> **Problem to solve**:
Leaving out every picture, quote the data below exactly as it appears.

> **Data**:
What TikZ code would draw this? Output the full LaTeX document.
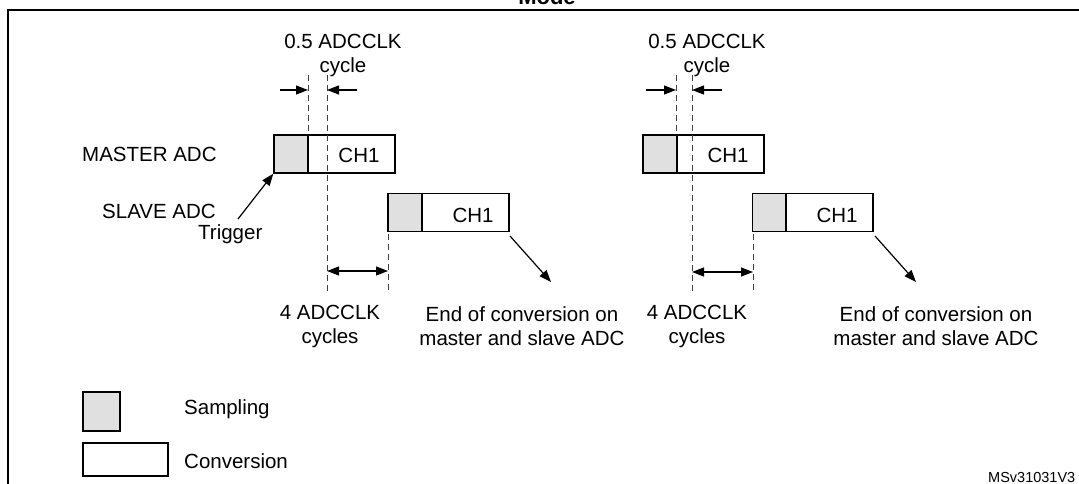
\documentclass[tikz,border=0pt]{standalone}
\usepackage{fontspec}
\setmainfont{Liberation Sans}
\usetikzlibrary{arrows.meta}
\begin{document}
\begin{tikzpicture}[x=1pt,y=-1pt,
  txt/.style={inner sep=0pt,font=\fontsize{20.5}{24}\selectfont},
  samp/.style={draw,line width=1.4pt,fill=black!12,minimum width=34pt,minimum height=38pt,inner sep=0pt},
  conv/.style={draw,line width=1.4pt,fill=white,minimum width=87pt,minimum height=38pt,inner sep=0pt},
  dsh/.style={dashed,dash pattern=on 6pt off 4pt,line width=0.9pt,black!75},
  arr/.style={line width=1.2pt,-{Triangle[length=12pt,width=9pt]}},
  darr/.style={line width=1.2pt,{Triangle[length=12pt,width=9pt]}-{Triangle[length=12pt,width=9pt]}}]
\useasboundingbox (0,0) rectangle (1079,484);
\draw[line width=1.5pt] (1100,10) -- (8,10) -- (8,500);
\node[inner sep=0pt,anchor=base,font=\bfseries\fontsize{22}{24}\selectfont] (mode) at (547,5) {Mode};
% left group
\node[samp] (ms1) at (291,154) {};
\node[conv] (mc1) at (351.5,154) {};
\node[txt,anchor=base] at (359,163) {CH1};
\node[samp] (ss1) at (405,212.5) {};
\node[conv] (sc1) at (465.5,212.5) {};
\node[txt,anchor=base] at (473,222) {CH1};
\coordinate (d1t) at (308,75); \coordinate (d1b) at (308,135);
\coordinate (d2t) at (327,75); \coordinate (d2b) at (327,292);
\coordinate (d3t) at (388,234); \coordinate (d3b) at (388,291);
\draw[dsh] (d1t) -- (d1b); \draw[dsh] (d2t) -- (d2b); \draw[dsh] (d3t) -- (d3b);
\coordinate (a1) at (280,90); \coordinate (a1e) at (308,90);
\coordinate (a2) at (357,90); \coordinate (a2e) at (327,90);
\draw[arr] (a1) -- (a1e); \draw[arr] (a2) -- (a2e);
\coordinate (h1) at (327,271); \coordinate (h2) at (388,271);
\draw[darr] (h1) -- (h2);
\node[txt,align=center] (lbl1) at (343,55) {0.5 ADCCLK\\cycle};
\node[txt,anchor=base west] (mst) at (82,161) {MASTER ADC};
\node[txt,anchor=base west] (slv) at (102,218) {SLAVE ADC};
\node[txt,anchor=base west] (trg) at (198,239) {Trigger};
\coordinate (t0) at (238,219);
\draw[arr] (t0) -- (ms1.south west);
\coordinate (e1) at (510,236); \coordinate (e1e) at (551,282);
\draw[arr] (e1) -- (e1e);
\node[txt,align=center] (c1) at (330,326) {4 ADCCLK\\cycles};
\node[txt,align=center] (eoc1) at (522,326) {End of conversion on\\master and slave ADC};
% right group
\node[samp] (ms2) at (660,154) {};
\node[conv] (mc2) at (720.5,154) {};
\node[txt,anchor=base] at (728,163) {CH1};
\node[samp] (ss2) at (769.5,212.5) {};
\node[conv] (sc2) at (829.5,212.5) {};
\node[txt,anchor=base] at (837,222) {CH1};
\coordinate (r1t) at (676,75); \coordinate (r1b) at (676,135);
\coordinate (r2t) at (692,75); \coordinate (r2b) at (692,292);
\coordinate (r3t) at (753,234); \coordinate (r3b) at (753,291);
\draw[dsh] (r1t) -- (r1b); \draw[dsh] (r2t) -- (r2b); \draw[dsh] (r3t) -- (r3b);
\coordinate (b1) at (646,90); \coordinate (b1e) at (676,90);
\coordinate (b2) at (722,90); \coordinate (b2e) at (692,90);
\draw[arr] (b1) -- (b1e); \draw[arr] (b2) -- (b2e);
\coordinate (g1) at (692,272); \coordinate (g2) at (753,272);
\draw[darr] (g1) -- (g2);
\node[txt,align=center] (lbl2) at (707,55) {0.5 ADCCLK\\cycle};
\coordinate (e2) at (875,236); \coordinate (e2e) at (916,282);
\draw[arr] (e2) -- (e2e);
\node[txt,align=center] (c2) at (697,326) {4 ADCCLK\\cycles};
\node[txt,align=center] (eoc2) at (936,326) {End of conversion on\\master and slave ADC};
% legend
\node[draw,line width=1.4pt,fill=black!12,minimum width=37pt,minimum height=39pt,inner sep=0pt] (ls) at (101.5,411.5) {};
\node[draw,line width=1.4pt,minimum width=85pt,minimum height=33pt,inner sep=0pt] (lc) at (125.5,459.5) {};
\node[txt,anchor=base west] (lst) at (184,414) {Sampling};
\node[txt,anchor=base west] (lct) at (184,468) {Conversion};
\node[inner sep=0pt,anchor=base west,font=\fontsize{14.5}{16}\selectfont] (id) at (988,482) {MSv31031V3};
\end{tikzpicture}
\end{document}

> **Final result**:
What TikZ code would draw this? Output the full LaTeX document.
\documentclass[tikz,border=0pt]{standalone}
\usepackage{fontspec}
\setmainfont{Liberation Sans}
\usetikzlibrary{arrows.meta}
\begin{document}
\begin{tikzpicture}[x=1pt,y=-1pt,
  txt/.style={inner sep=0pt,font=\fontsize{20.5}{24}\selectfont},
  samp/.style={draw,line width=1.4pt,fill=black!12,minimum width=34pt,minimum height=38pt,inner sep=0pt},
  conv/.style={draw,line width=1.4pt,fill=white,minimum width=87pt,minimum height=38pt,inner sep=0pt},
  dsh/.style={dashed,dash pattern=on 6pt off 4pt,line width=0.9pt,black!75},
  arr/.style={line width=1.2pt,-{Triangle[length=12pt,width=9pt]}},
  darr/.style={line width=1.2pt,{Triangle[length=12pt,width=9pt]}-{Triangle[length=12pt,width=9pt]}}]
\useasboundingbox (0,0) rectangle (1079,484);
\draw[line width=1.5pt] (1100,10) -- (8,10) -- (8,500);
\node[inner sep=0pt,anchor=base,font=\bfseries\fontsize{22}{24}\selectfont] (mode) at (547,5) {Mode};
% left group
\node[samp] (ms1) at (291,154) {};
\node[conv] (mc1) at (351.5,154) {};
\node[txt,anchor=base] at (359,163) {CH1};
\node[samp] (ss1) at (405,212.5) {};
\node[conv] (sc1) at (465.5,212.5) {};
\node[txt,anchor=base] at (473,222) {CH1};
\coordinate (d1t) at (308,75); \coordinate (d1b) at (308,135);
\coordinate (d2t) at (327,75); \coordinate (d2b) at (327,292);
\coordinate (d3t) at (388,234); \coordinate (d3b) at (388,291);
\draw[dsh] (d1t) -- (d1b); \draw[dsh] (d2t) -- (d2b); \draw[dsh] (d3t) -- (d3b);
\coordinate (a1) at (280,90); \coordinate (a1e) at (308,90);
\coordinate (a2) at (357,90); \coordinate (a2e) at (327,90);
\draw[arr] (a1) -- (a1e); \draw[arr] (a2) -- (a2e);
\coordinate (h1) at (327,271); \coordinate (h2) at (388,271);
\draw[darr] (h1) -- (h2);
\node[txt,align=center] (lbl1) at (343,55) {0.5 ADCCLK\\cycle};
\node[txt,anchor=base west] (mst) at (82,161) {MASTER ADC};
\node[txt,anchor=base west] (slv) at (102,218) {SLAVE ADC};
\node[txt,anchor=base west] (trg) at (198,239) {Trigger};
\coordinate (t0) at (238,219);
\draw[arr] (t0) -- (ms1.south west);
\coordinate (e1) at (510,236); \coordinate (e1e) at (551,282);
\draw[arr] (e1) -- (e1e);
\node[txt,align=center] (c1) at (330,326) {4 ADCCLK\\cycles};
\node[txt,align=center] (eoc1) at (522,326) {End of conversion on\\master and slave ADC};
% right group
\node[samp] (ms2) at (660,154) {};
\node[conv] (mc2) at (720.5,154) {};
\node[txt,anchor=base] at (728,163) {CH1};
\node[samp] (ss2) at (769.5,212.5) {};
\node[conv] (sc2) at (829.5,212.5) {};
\node[txt,anchor=base] at (837,222) {CH1};
\coordinate (r1t) at (676,75); \coordinate (r1b) at (676,135);
\coordinate (r2t) at (692,75); \coordinate (r2b) at (692,292);
\coordinate (r3t) at (753,234); \coordinate (r3b) at (753,291);
\draw[dsh] (r1t) -- (r1b); \draw[dsh] (r2t) -- (r2b); \draw[dsh] (r3t) -- (r3b);
\coordinate (b1) at (646,90); \coordinate (b1e) at (676,90);
\coordinate (b2) at (722,90); \coordinate (b2e) at (692,90);
\draw[arr] (b1) -- (b1e); \draw[arr] (b2) -- (b2e);
\coordinate (g1) at (692,272); \coordinate (g2) at (753,272);
\draw[darr] (g1) -- (g2);
\node[txt,align=center] (lbl2) at (707,55) {0.5 ADCCLK\\cycle};
\coordinate (e2) at (875,236); \coordinate (e2e) at (916,282);
\draw[arr] (e2) -- (e2e);
\node[txt,align=center] (c2) at (697,326) {4 ADCCLK\\cycles};
\node[txt,align=center] (eoc2) at (936,326) {End of conversion on\\master and slave ADC};
% legend
\node[draw,line width=1.4pt,fill=black!12,minimum width=37pt,minimum height=39pt,inner sep=0pt] (ls) at (101.5,411.5) {};
\node[draw,line width=1.4pt,minimum width=85pt,minimum height=33pt,inner sep=0pt] (lc) at (125.5,459.5) {};
\node[txt,anchor=base west] (lst) at (184,414) {Sampling};
\node[txt,anchor=base west] (lct) at (184,468) {Conversion};
\node[inner sep=0pt,anchor=base west,font=\fontsize{14.5}{16}\selectfont] (id) at (988,482) {MSv31031V3};
\end{tikzpicture}
\end{document}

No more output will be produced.